The “Inconceivable” Consequences of Failure

BY DONALD CHRISTIANSEN

Here is my proposition. If an engineering project is very large and/or complex, was costly to produce and deploy, is expensive to maintain, and has been operating successfully without failure, something bad will happen. In due course, its owners and operators will discover failure modes and mechanisms no one was aware of at the design phase. But with continued operating success (and often with concomitant financial success), attention to the known failure mechanisms will wane. Then the system will fail, and “everyone” will be surprised.

The syndrome was well described by author Diane Vaughn in her analysis of the 1986 Challenger explosion. The deteriorating propulsion-rocket joint seal that caused the tragedy was well known to NASA engineers, who examined the degree of degradation after each successful flight, but did little to correct the fault. Vaughn described this acceptance of poor design in which NASA continued to “get by” as “normalizing deviation.”

Failure, Then What?

In the post-accident phase of a major technical system failure, most of the key actors will emphasize the anticipated low probability that the system would have failed. Because of this projected remote risk of failure, an important factor will have been de-emphasized — namely, the consequences of a failure should it occur (or, more realistically, when it occurs). And what to do after it occurs.

Let’s test this proposition in the case of the April 2010 BP/Transocean Deepwater Horizon oil rig disaster. The blind shear ram (part of a 54-foot-high blowout prevention system resting on the ocean floor) was acknowledged to be the rig’s last line of defense. During the accident investigation it was often referred to as a “fail-safe” element — a misnomer since by definition the failure of a fail-safe device would result in the benign shutdown of a system. The shear ram was designed as a “pincher” to cut the drill pipe and stop the flow of oil and gas beyond the preventer. Its failure would permit the oil and gas to rise uncontrollably to the rig itself.

“Inconceivable”

Spokesmen for BP called the April event unprecedented and one that no one foresaw. One said it “seemed inconceivable” that the blowout preventer would fail. Yet the federal agency responsible for regulating offshore drilling, the Minerals Management Service (MMS), in 1999 reported 319 failures of blowout preventers in offshore U.S. drilling between 1992 and 1998, and 19 blowouts in the Gulf of Mexico from 2007 to 2009. The consequences of most of these failures were insufficient to make the front pages. On the other hand, it took two months to plug a leaky spill in Australia in 2009. Prior to the current accident, the largest spill in the Gulf of Mexico occurred on 4 June 1979. It continued at the rate of 10,000 to 30,000 barrels daily until 23 March 1980, when it was successfully capped. An attempt by divers to activate the blowout preventer had been unsuccessful.

Ram Failures 

With the passage of time, the shortcomings of the ram blowout preventer had become well known to the oil drilling industry. Det Noske Veritus (a Norwegian firm) found that in 11 cases of potential deepwater blowouts between 1980 and 2006, only six were prevented when the blowout preventers were activated. Expert consulting firms, many of them hired by the industry itself, had made recommendations for changes in the configuration of blowout preventers and in the methods and frequencies of their testing and maintenance.

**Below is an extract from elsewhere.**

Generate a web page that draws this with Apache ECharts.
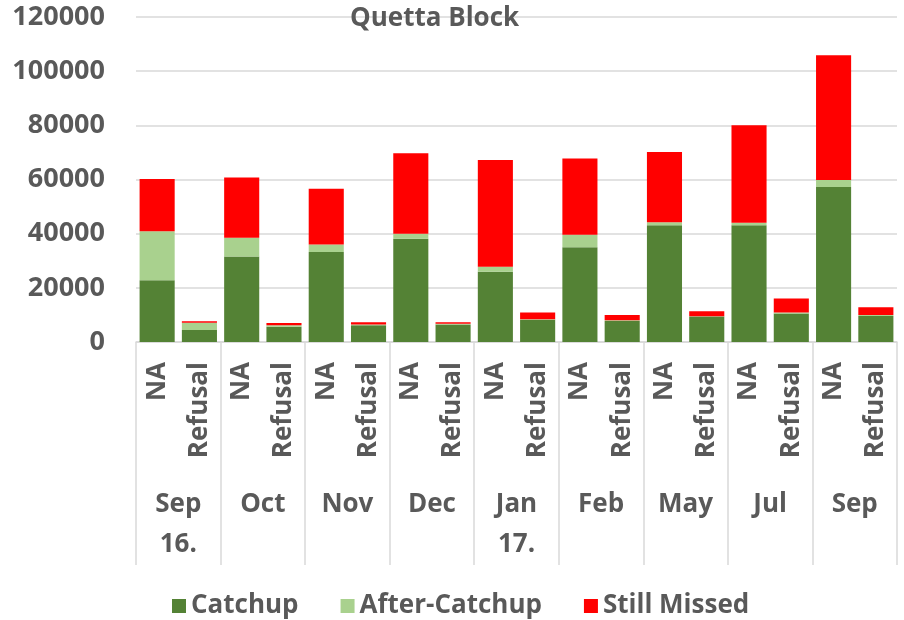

West Engineering Services, in studies made in 2002 and 2004, concluded that the shear ram could fail to cut pipe even when properly activated because modern pipe is twice the strength of older pipe and faces additive pressures in deep, frigid water. Also, if the ram happened to close on the coupling between sections of the pipe, it would be virtually impossible to cut through it. Because of this, plus the well-known failure mechanisms of the shear ram, offshore drillers by 2001 had begun equipping their blowout preventers with a second, redundant shear ram. Transocean, the contractor in the April blowout, reported that 11 of its 14 rigs in the gulf now have redundant shear rams. But the Deepwater Horizon did not. In 2001 a Scandinavian research group, in a study commissioned by MMS, concluded that all subsea blowout preventers used for deepwater drilling should be equipped with two blind shear rams. MMS did not follow up on this requirement.

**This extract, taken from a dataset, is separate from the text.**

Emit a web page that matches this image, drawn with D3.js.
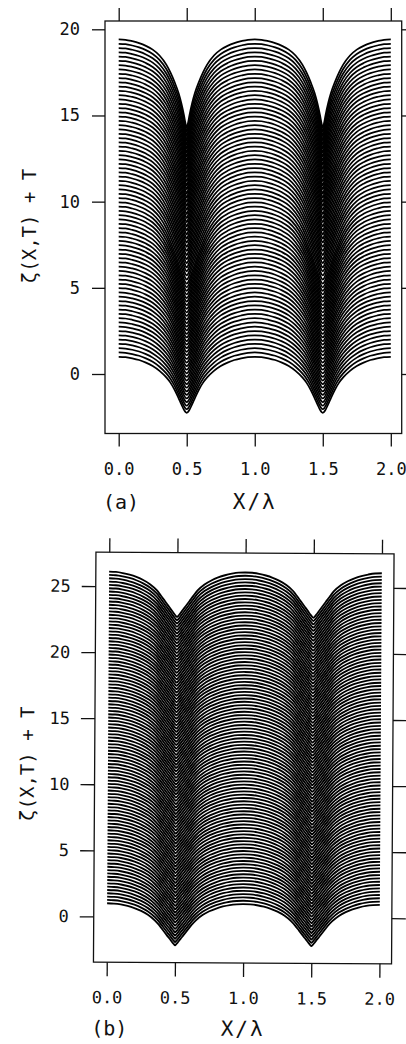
<!DOCTYPE html>
<html>
<head>
<meta charset="utf-8">
<script src="https://cdn.jsdelivr.net/npm/d3@7/dist/d3.min.js"></script>
<style>
  html, body { margin: 0; padding: 0; background: #ffffff; }
  svg { display: block; }
</style>
</head>
<body>
<svg id="chart" width="406" height="1044"></svg>
<script>
// ---------- data ----------
// X/λ sample positions over half a wavelength: crest at 0, trough at 0.5
const halfX = [0, 0.05, 0.1, 0.15, 0.2, 0.25, 0.3, 0.35, 0.38, 0.41, 0.44, 0.46, 0.48, 0.49, 0.5];

// (a) elevation ζ at the sample positions, at a few time levels
const keyTimesA = [0, 9, 18.5];
const zetaA_T0  = [1.00, 0.98, 0.91, 0.81, 0.66, 0.46, 0.18, -0.20, -0.50, -0.90, -1.40, -1.75, -2.08, -2.20, -2.25];
const zetaA_T9  = [0.96, 0.94, 0.85, 0.72, 0.54, 0.28, -0.15, -0.80, -1.32, -1.92, -2.60, -3.05, -3.50, -3.68, -3.76];
const zetaA_T18 = [0.91, 0.89, 0.81, 0.70, 0.54, 0.32, -0.02, -0.55, -1.00, -1.55, -2.20, -2.78, -3.50, -3.92, -4.23];
const tStartA = 0, tEndA = 18.5, tStepA = 0.25;

// (b) elevation ζ at the sample positions, first and last time level
const keyTimesB = [0, 25];
const zetaB_T0  = [1.00, 0.98, 0.92, 0.81, 0.65, 0.44, 0.15, -0.27, -0.60, -1.00, -1.40, -1.66, -1.93, -2.05, -2.15];
const zetaB_T25 = [1.10, 1.08, 1.00, 0.88, 0.71, 0.48, 0.17, -0.28, -0.68, -1.10, -1.52, -1.80, -2.08, -2.21, -2.30];
const tStartB = 0, tEndB = 25, tStepB = 0.25;

// axis ticks and labels
const xTicks  = [0, 0.5, 1, 1.5, 2];
const yTicksA = [0, 5, 10, 15, 20];
const yTicksB = [0, 5, 10, 15, 20, 25];
const xTitle = "X/λ";
const yTitle = "ζ(X,T) + T";
const panelTags = ["(a)", "(b)"];

// ---------- helpers ----------
// one wavelength is symmetric about its trough; two wavelengths span X/λ = 0..2
function fullProfile(halfVals) {
  const pts = [];
  for (let k = 0; k < 2; k++) {
    halfX.forEach((x, i) => { if (!(k > 0 && i === 0)) pts.push([k + x, halfVals[i]]); });
    for (let i = halfX.length - 2; i >= 0; i--) pts.push([k + 1 - halfX[i], halfVals[i]]);
  }
  return pts;
}

// profile at time t, blended between the bracketing stored time levels
function profileAt(keyTimes, keyProfiles, t) {
  let j = 0;
  while (j < keyTimes.length - 2 && t > keyTimes[j + 1]) j++;
  const w = (t - keyTimes[j]) / (keyTimes[j + 1] - keyTimes[j]);
  return keyProfiles[j].map((v, i) => v + (keyProfiles[j + 1][i] - v) * w);
}

const FONT = "'DejaVu Sans Mono', 'Liberation Mono', monospace";
const INK = "#111";

const svg = d3.select("#chart");

function drawPanel(cfg) {
  const g = svg.append("g").attr("transform", cfg.transform || null);
  const x = d3.scaleLinear().domain([0, 2]).range(cfg.xRange);
  const y = d3.scaleLinear().domain(cfg.yDomain).range(cfg.yRange);
  const f = cfg.frame;

  // stacked profiles ζ(X,T) + T
  const times = d3.range(cfg.tStart, cfg.tEnd + cfg.tStep / 2, cfg.tStep);
  const curves = times.map(t => ({ t, pts: fullProfile(profileAt(cfg.keyTimes, cfg.keyProfiles, t)) }));
  const line = d3.line()
    .x(d => x(d[0]))
    .y(d => y(d[1]))
    .curve(d3.curveMonotoneX);
  g.append("g")
    .selectAll("path")
    .data(curves)
    .join("path")
    .attr("d", c => line(c.pts.map(p => [p[0], p[1] + c.t])))
    .attr("fill", "none")
    .attr("stroke", "#000")
    .attr("stroke-width", cfg.lineWidth)
    .attr("stroke-linejoin", "round");

  // frame
  g.append("rect")
    .attr("x", f.left).attr("y", f.top)
    .attr("width", f.right - f.left).attr("height", f.bottom - f.top)
    .attr("fill", "none").attr("stroke", INK).attr("stroke-width", 1.3);

  const styleAxis = sel => {
    sel.select(".domain").remove();
    sel.selectAll(".tick line").attr("stroke", INK).attr("stroke-width", 1.3);
    sel.selectAll(".tick text")
      .attr("fill", INK)
      .attr("font-family", FONT)
      .attr("font-size", 17);
  };

  // bottom axis with labels
  g.append("g")
    .attr("transform", `translate(0,${f.bottom})`)
    .call(d3.axisBottom(x).tickValues(xTicks).tickFormat(d3.format(".1f"))
      .tickSize(cfg.tick).tickPadding(cfg.xPad))
    .call(styleAxis);
  // top axis ticks
  g.append("g")
    .attr("transform", `translate(0,${f.top})`)
    .call(d3.axisTop(x).tickValues(xTicks).tickFormat("").tickSize(cfg.tick))
    .call(styleAxis);
  // left axis with labels
  g.append("g")
    .attr("transform", `translate(${f.left},0)`)
    .call(d3.axisLeft(y).tickValues(cfg.yTicks).tickFormat(d3.format("d"))
      .tickSize(cfg.tick).tickPadding(cfg.yPad))
    .call(styleAxis);
  // right axis ticks
  g.append("g")
    .attr("transform", `translate(${f.right},0)`)
    .call(d3.axisRight(y).tickValues(cfg.yTicks).tickFormat("").tickSize(cfg.tick))
    .call(styleAxis);

  // titles
  g.append("text")
    .attr("x", x(1)).attr("y", cfg.titleY)
    .attr("text-anchor", "middle")
    .attr("font-family", FONT).attr("font-size", 21)
    .attr("letter-spacing", 2)
    .attr("fill", INK)
    .text(xTitle);
  g.append("text")
    .attr("x", cfg.tagX).attr("y", cfg.titleY)
    .attr("text-anchor", "middle")
    .attr("font-family", FONT).attr("font-size", 20)
    .attr("fill", INK)
    .text(cfg.tag);
  g.append("text")
    .attr("transform", `translate(${cfg.yTitleX},${cfg.yTitleY}) rotate(-90)`)
    .attr("text-anchor", "middle")
    .attr("font-family", FONT).attr("font-size", 19)
    .attr("fill", INK)
    .text(yTitle);
}

drawPanel({
  tag: panelTags[0],
  keyTimes: keyTimesA, keyProfiles: [zetaA_T0, zetaA_T9, zetaA_T18],
  tStart: tStartA, tEnd: tEndA, tStep: tStepA,
  yTicks: yTicksA,
  xRange: [118.7, 390.8],
  yDomain: [0, 20], yRange: [374, 29.3],
  frame: { left: 105, right: 401.7, top: 21, bottom: 433.5 },
  tick: 13, xPad: 16, yPad: 12,
  lineWidth: 1.75,
  titleY: 509, tagX: 121,
  yTitleX: 36, yTitleY: 226
});

drawPanel({
  tag: panelTags[1],
  keyTimes: keyTimesB, keyProfiles: [zetaB_T0, zetaB_T25],
  tStart: tStartB, tEnd: tEndB, tStep: tStepB,
  yTicks: yTicksB,
  xRange: [108, 380.7],
  yDomain: [0, 25], yRange: [917.3, 587],
  frame: { left: 94.7, right: 392.8, top: 553, bottom: 963 },
  tick: 14, xPad: 15, yPad: 11,
  lineWidth: 1.85,
  titleY: 1036, tagX: 111,
  yTitleX: 34, yTitleY: 765,
  transform: "rotate(0.35,245,758)"
});
</script>
</body>
</html>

Among the vulnerabilities of the shear ram is the hydraulic shuttle valve that activates the ram blades. If it leaks or jams, the ram will malfunction. A leak was suspected in the hydraulic system of the Deepwater Horizon. The engineer who activated the blowout preventer reported that he immediately checked the hydraulic flowmeters; they indicated no flow. He thought it time to abandon ship.

Lax Testing

The New York Times reported that one industry-financed study described a mentality among rig operators that “I don’t want to find problems; I want to do the minimum necessary to obtain a good test” in a draft that contended that companies cut corners on federally mandated tests of blowout preventers.

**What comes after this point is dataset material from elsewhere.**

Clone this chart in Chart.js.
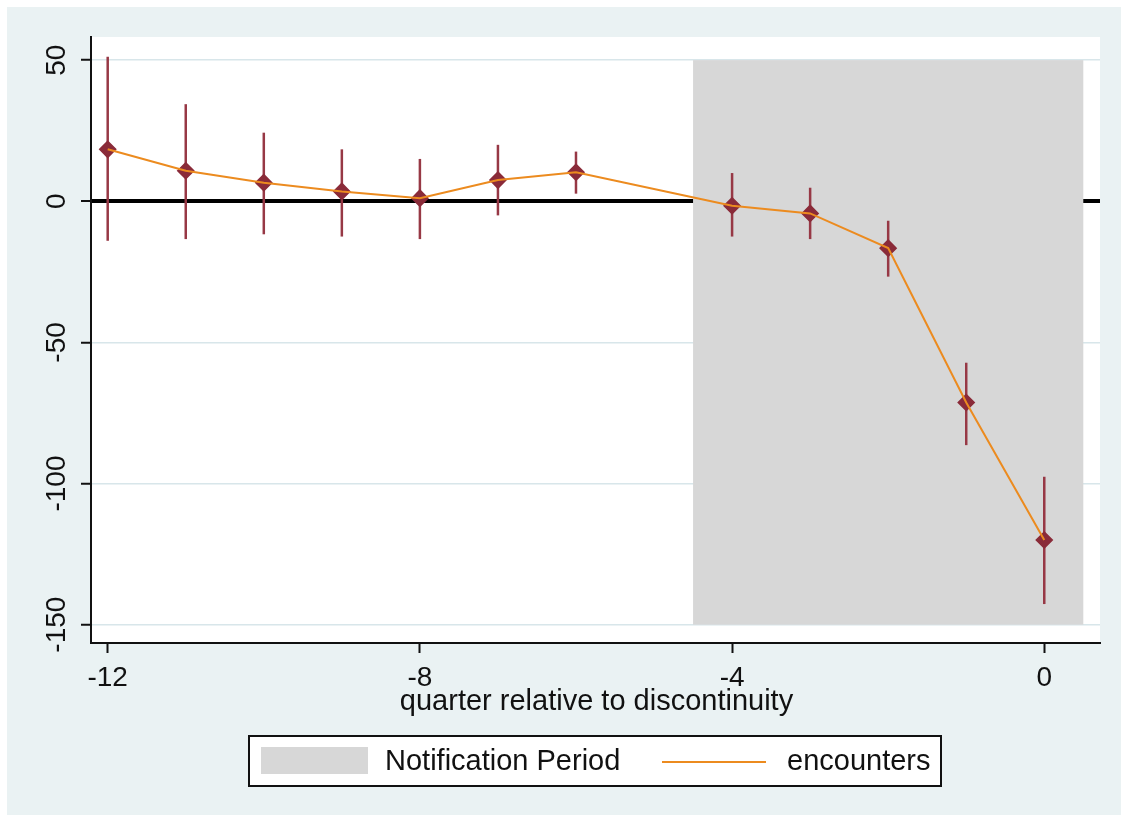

 In 2003, the MMS mandated that companies submit test data that confirmed the shear rams could work on the specific drill pipe and at a particular site at the pressures they would encounter. But in 2009, an MMS engineer with decades of experience approved a BP permit without requiring such test data, saying he was never told to do so, and adding that he had approved hundreds of other permits in the gulf without such proof.

What may be learned from system failure case histories? It appears that not only managers but engineers, too, are lulled by a series of low-profile failures, especially if they don’t impose serious financial penalties. They may then give insufficient attention to known failure mechanisms and, with time, discount the possibility of a major failure and so be unprepared when it happens.

Sources

For more on risk analysis:

Flyvbjerg, B., N. Bruzelius, and W. Rothengatter, Megaprojects and Risk, Cambridge University Press, 2003.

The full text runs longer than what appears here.